= John Edmund Reade =

English poet and novelist

John Edmund Reade (1800–1870) was an English poet and novelist.

==Life==
Reade was born in 1800 at Broadwell, near Stow-on-the-Wold in Gloucestershire, the son of Thomas Reade of Barton Manor, Berkshire, and his wife Catherine, daughter of Sir John Hill. His grandfather, Sir John Reade, was fourth baronet, being the great-grandson of Compton Reade of Shipton Court, Oxfordshire.

I felt I stood on sacred ground that hallowed was to me,
To boyhood's years far faded on the verge of memory:
Sacred to me the grey-haired man who drank God's blessed air,
Though thirty years had rolled away since last I entered there!

The oak drooped o'er that gate, a withered thing in dead repose.
Grey Doulting's spire above the waste a sheeted spectre rose;
And Mendip's bleak and barren heights again enclosed me round,
Like faces of forgotten friends met on forgotten ground.

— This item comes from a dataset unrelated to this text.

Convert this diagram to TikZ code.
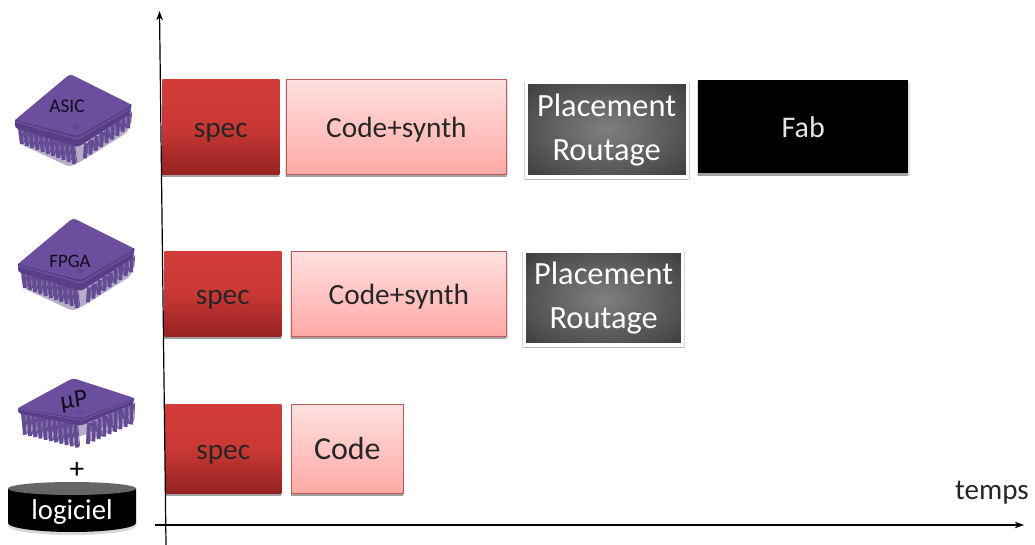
\documentclass[tikz,border=0pt]{standalone}
\usepackage{fontspec}
\setmainfont{Carlito}
\usetikzlibrary{shadows,arrows.meta,shapes.geometric,calc}
\definecolor{chipT}{HTML}{6C4E9E}
\definecolor{chipD}{HTML}{4A3278}
\definecolor{chipP}{HTML}{654A96}
\definecolor{redA}{HTML}{D23C38}
\definecolor{redB}{HTML}{962222}
\definecolor{pinkA}{HTML}{FFE0DF}
\definecolor{pinkB}{HTML}{FFA9A6}
\definecolor{pinkE}{HTML}{C05A58}
\pgfdeclareradialshading{softrad}{\pgfpointorigin}{
 color(0bp)=(black!50); color(30bp)=(black!72); color(50bp)=(black!88); color(100bp)=(black!92)}
\tikzset{
 x=0.75pt,y=-0.75pt,
 softshadow/.style={general shadow={fill=black,opacity=.12,shadow scale=1.012,shadow yshift=-1.6pt},drop shadow={shadow xshift=0pt,shadow yshift=-1.8pt,opacity=.28,fill=black}},
 boxbase/.style={inner sep=0pt,font=\fontsize{22}{26}\selectfont,align=center,anchor=north west,softshadow},
 oneline/.style={text height=20pt,text depth=4pt},
 specbox/.style={boxbase,oneline,top color=redA,bottom color=redB,middle color=redA!85!redB,text=black!85},
 codebox/.style={boxbase,oneline,top color=pinkA,bottom color=pinkB,draw=pinkE,line width=.5pt,text=black!85},
 placebox/.style={boxbase,general shadow={fill=black,opacity=.16,shadow scale=1.03,shadow yshift=-1pt},shading=softrad,draw=white,line width=2.4pt,text=white,font=\fontsize{24.3}{33}\selectfont},
 fabbox/.style={boxbase,oneline,fill=black,text=white!90!black},
 axisline/.style={line width=.9pt,black,-{Stealth[length=7pt,width=5pt]}},
 chiplabel/.style={inner sep=0pt,text=black!75!chipD},
 pinleft/.style={line width=2.9pt,chipP},
}
% #1 x shift, #2 y shift, #3 y scale, #4 pin length
\newcommand{\chipdraw}[4]{%
 \begin{scope}[shift={(#1,#2)},yscale=#3]
  \fill[chipD,opacity=.4,rounded corners=3] (17,126) -- (20,144) -- (70,167) -- (80,162) -- (128,132) -- (132,110) -- cycle;
  \foreach \t in {0.05,0.14,...,0.98} {
    \draw[pinleft] ($(17,124)!\t!(75,146)$) -- ++(2,#4);
    \draw[chipD,line width=.6pt,opacity=.8] ($(17,124)!\t+0.045!(75,146)$) -- ++(2,#4-3);
  }
  \foreach \t in {0.08,0.19,...,0.98} {
    \draw[pinleft] ($(82,146)!\t!(131,112)$) -- ++(-1,#4-4);
    \draw[chipD,line width=.6pt,opacity=.8] ($(82,146)!\t+0.055!(131,112)$) -- ++(-1,#4-7);
  }
  \fill[chipD!60!chipT,rounded corners=2] (15,118) -- (78,133) -- (132,103) -- (130,114) -- (78,147) -- (15,128) -- cycle;
  \fill[chipT,rounded corners=2.5] (70,74) -- (132,105) -- (78,136) -- (15,120) -- cycle;
  \draw[chipT!75!white,line width=.5pt,opacity=.6] (16,122) -- (78,139) -- (131,108);
  \fill[chipT!70!chipD] (76.5,127) circle[x radius=3.5,y radius=2.8];
 \end{scope}}
\begin{document}
\begin{tikzpicture}
\useasboundingbox (0,0) rectangle (1035,545);
\fill[white] (0,0) rectangle (1035,545);
% chips
\chipdraw{0}{0}{1}{19}
\node[chiplabel,font=\fontsize{14.5}{16}\selectfont] (asic) at (67,106) {ASIC};
\chipdraw{3}{144}{1}{19}
\node[chiplabel,font=\fontsize{14.2}{15}\selectfont] (fpga) at (70,261) {FPGA};
\chipdraw{3}{330}{.65}{36}
\node[chiplabel,font=\fontsize{19}{22}\selectfont,rotate=8] (up) at (74,402) {µP};
\node[font=\fontsize{22}{24}\selectfont,inner sep=0pt] (plus) at (77,470) {+};
% cylinder
\fill[black!25,opacity=.6] (8,492) -- (8,526) arc[start angle=180,end angle=0,x radius=64,y radius=9] -- (136,492) -- cycle;
\fill[black] (8,489) -- (8,523) arc[start angle=180,end angle=0,x radius=64,y radius=9] -- (136,489) -- cycle;
\fill[black!60] (72,488.5) ellipse[x radius=64,y radius=6.5];
\node[text=white,font=\fontsize{21.5}{24}\selectfont,inner sep=0pt] (logiciel) at (72,512) {logiciel};
% row 1
\node[specbox,minimum width=87.75pt,minimum height=71.25pt] (spec1) at (162,79) {spec};
\node[codebox,minimum width=165pt,minimum height=71.25pt] (code1) at (286,79) {Code+synth};
\node[placebox,minimum width=120.75pt,minimum height=71.25pt] (place1) at (524.5,80.5) {Placement\\Routage};
\node[fabbox,minimum width=157.5pt,minimum height=69.75pt,font=\fontsize{22.5}{26}\selectfont] (fab) at (698,80) {Fab};
% row 2
\node[specbox,minimum width=87.75pt,minimum height=63.75pt] (spec2) at (164,251) {spec};
\node[codebox,minimum width=161.25pt,minimum height=63.75pt] (code2) at (291,251) {Code+synth};
\node[placebox,minimum width=118.5pt,minimum height=70pt] (place2) at (523,250) {Placement\\Routage};
% row 3
\node[specbox,minimum width=87pt,minimum height=66.75pt] (spec3) at (165,404) {spec};
\node[codebox,minimum width=84pt,minimum height=66.75pt,font=\fontsize{24}{28}\selectfont] (code3) at (291,404) {Code};
% axes
\coordinate (yfoot) at (166,545);
\coordinate (ytip) at (159.5,11);
\coordinate (xfoot) at (155,525);
\coordinate (xtip) at (1024,525);
\draw[axisline] (yfoot) -- (ytip);
\draw[axisline] (xfoot) -- (xtip);
\node[font=\fontsize{21.8}{24}\selectfont,inner sep=0pt,text=black!85] (temps) at (992,493) {temps};
\end{tikzpicture}
\end{document}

Reade was educated at a school at Doulting, near Shepton Mallet. His first work, a collection of poems entitled The Broken Heart, was published in 1825. He was to devote the rest of his life to literature, although he was severely criticised for lack of originality: Edward Irving Carlyle, in the first edition of the Dictionary of National Biography, says he "developed a remarkable capacity for plagiarism", adding that "Byron served for his chief model, but his poems and plays are full of sentiments and phrases taken undisguisedly from the best-known writings of Scott, Wordsworth, Ben Jonson, Croly, and others." His "Cain, the Wanderer" (1830), however, earned him an introduction to Coleridge and was praised by Goethe. In 1838, after a long stay in the southern Europe, he published his longest poem, Italy, which, according to Carlyle, "bears a close resemblance to Childe Harold, reproducing even the dying gladiator".

His other publications included Sibyl Leaves: Poems (1827); The Revolt of the Angels, an epic drama (1830); Catiline, a tragedy (1839); Prose from the South (1846); and the novels The Light of other Days (1858), Wait and Hope (1859) and Saturday Sterne (1862). Several collected editions of his poems were published, the most complete being that of 1865, in three volumes.

Reade lived in Bath and the west of England for most of his life, but also spent considerable periods in central and southern Europe. He died on 17 September 1870.

A portrait of Reade by Thomas Brigstocke was exhibited at the Royal Academy in 1850.